# Green string algae????



## jerrybforl

i have stringy green algae in my 55gal. is it from the lack of CO2 destribution?? how do i get rid of it??

thanks


----------



## Zapins

Sounds like hair algae. The cure is manual removal and more nitrates.


----------



## orbitup

I just set up my tank a couple of weeks ago (no CO2) and had the same problem. Maybe 2 inches long in some places. I bought 2 Rosey Barbs and they ate it all in about 2 hours. I have since bought a few more and started dosing with Excel and it looks 100% better now.


----------



## jerrybforl

Zapins how do you add nitrates to the tank?? please let me know.

thanks,
JJ


----------



## Zapins

You add potassium nitrate, or calcium nitrate, or one of the nitrogen products made by sea chem, flourish, etc...

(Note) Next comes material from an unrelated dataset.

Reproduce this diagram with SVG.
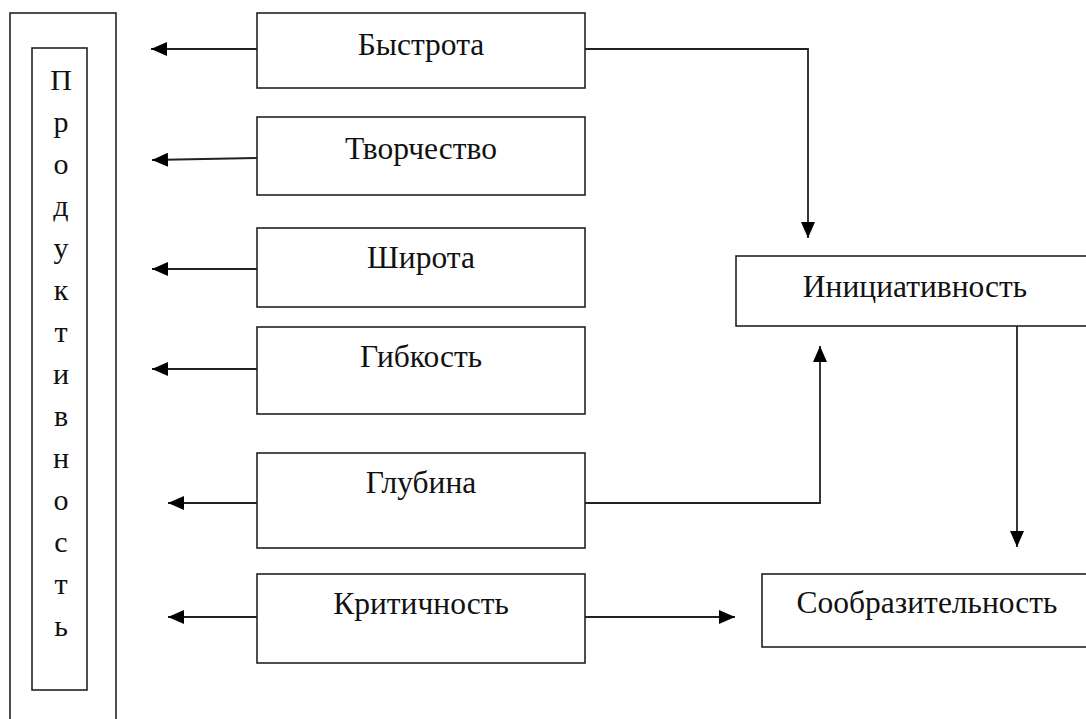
<svg xmlns="http://www.w3.org/2000/svg" width="1086" height="719" viewBox="0 0 1086 719">
<style>
.box{fill:#fff;stroke:#222;stroke-width:1.6}
.lbl{font-family:"Liberation Serif","Times New Roman",serif;font-size:31.5px;fill:#111;text-anchor:middle}
.vl{font-family:"Liberation Serif","Times New Roman",serif;font-size:30px;fill:#111;text-anchor:middle}
.con{fill:none;stroke:#222;stroke-width:1.8;marker-end:url(#ah)}
</style>
<defs>
<marker id="ah" markerUnits="userSpaceOnUse" markerWidth="16" markerHeight="14" refX="16" refY="7" orient="auto">
<path d="M0,0 L16,7 L0,14 z" fill="#000"/>
</marker>
</defs>
<rect width="1086" height="719" fill="#fff"/>
<g id="outer"><rect class="box" x="10" y="13" width="106" height="730"/></g>
<g id="produktivnost">
<rect class="box" x="32" y="48" width="55" height="642"/>
<text class="vl" x="61" y="90">П</text>
<text class="vl" x="61" y="132">р</text>
<text class="vl" x="61" y="174">о</text>
<text class="vl" x="61" y="216">д</text>
<text class="vl" x="61" y="258">у</text>
<text class="vl" x="61" y="300">к</text>
<text class="vl" x="61" y="342">т</text>
<text class="vl" x="61" y="384">и</text>
<text class="vl" x="61" y="426">в</text>
<text class="vl" x="61" y="468">н</text>
<text class="vl" x="61" y="510">о</text>
<text class="vl" x="61" y="552">с</text>
<text class="vl" x="61" y="594">т</text>
<text class="vl" x="61" y="636">ь</text>
</g>
<g id="bystrota"><rect class="box" x="257" y="13" width="328" height="75"/><text class="lbl" x="421" y="55">Быстрота</text></g>
<g id="tvorchestvo"><rect class="box" x="257" y="117" width="328" height="78"/><text class="lbl" x="421" y="159">Творчество</text></g>
<g id="shirota"><rect class="box" x="257" y="228" width="328" height="79"/><text class="lbl" x="421" y="268">Широта</text></g>
<g id="gibkost"><rect class="box" x="257" y="327" width="328" height="87"/><text class="lbl" x="421" y="367">Гибкость</text></g>
<g id="glubina"><rect class="box" x="257" y="453" width="328" height="95"/><text class="lbl" x="421" y="493">Глубина</text></g>
<g id="kritichnost"><rect class="box" x="257" y="574" width="328" height="89"/><text class="lbl" x="421" y="614">Критичность</text></g>
<g id="iniciativnost"><rect class="box" x="736" y="256" width="380" height="70"/><text class="lbl" x="915" y="297">Инициативность</text></g>
<g id="soobrazitelnost"><rect class="box" x="762" y="574" width="354" height="73"/><text class="lbl" x="927" y="613">Сообразительность</text></g>
<g id="connectors">
<path class="con" d="M257,49 L151,49"/>
<path class="con" d="M257,158 L152,160"/>
<path class="con" d="M257,269 L152,269"/>
<path class="con" d="M257,369 L152,369"/>
<path class="con" d="M257,503 L168,503"/>
<path class="con" d="M257,617 L168,617"/>
<path class="con" d="M585,49 L808,49 L808,238"/>
<path class="con" d="M585,503 L820,503 L820,346"/>
<path class="con" d="M1017,326 L1017,547"/>
<path class="con" d="M585,617 L735,617"/>
</g>
</svg>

Potassium nitrate can be bought online, at ebay, or here http://www.aquariumfertilizer.com/index.asp?Option1=cats&Edit=2&EditU=1&Regit=2

I think you should also get some monopotasium phosphate and probably some CSM+B while you are there. You'll probably end up needing them with time.


----------



## jerrybforl

i already fert with it. does co2 have anything to do with it? im in the process of changing my diffuser as the one now isnt very good. plants growing nicely but so is algae.


----------



## Zapins

CO2 doesn't trigger this algae. Check your nitrate levels. They might have slipped. It takes a week or two of good nitrate levels to kill it.


----------



## Shad0w

well... unless the CO2 level is low. What is your CO2 level? Get drop checker to approximate the ppm


----------



## tiffc

I have a bit of hair algae in my tank as well. Trying to find that determining factor in it. Needless to say, I'll be following this thread!!

I hope mine isn't due to low CO2 levels, because I'm low light/low tech...don't want CO2 equipment, but I am dosing Flourish and NPKs once a week.

Good luck and keep us posted on the results!


----------



## art_b

I notice when I used Seachem Flourish, I get hair algae. I stopped fertilizing for now. My nitrates is around 5 ppm. I'll add more and see what happens.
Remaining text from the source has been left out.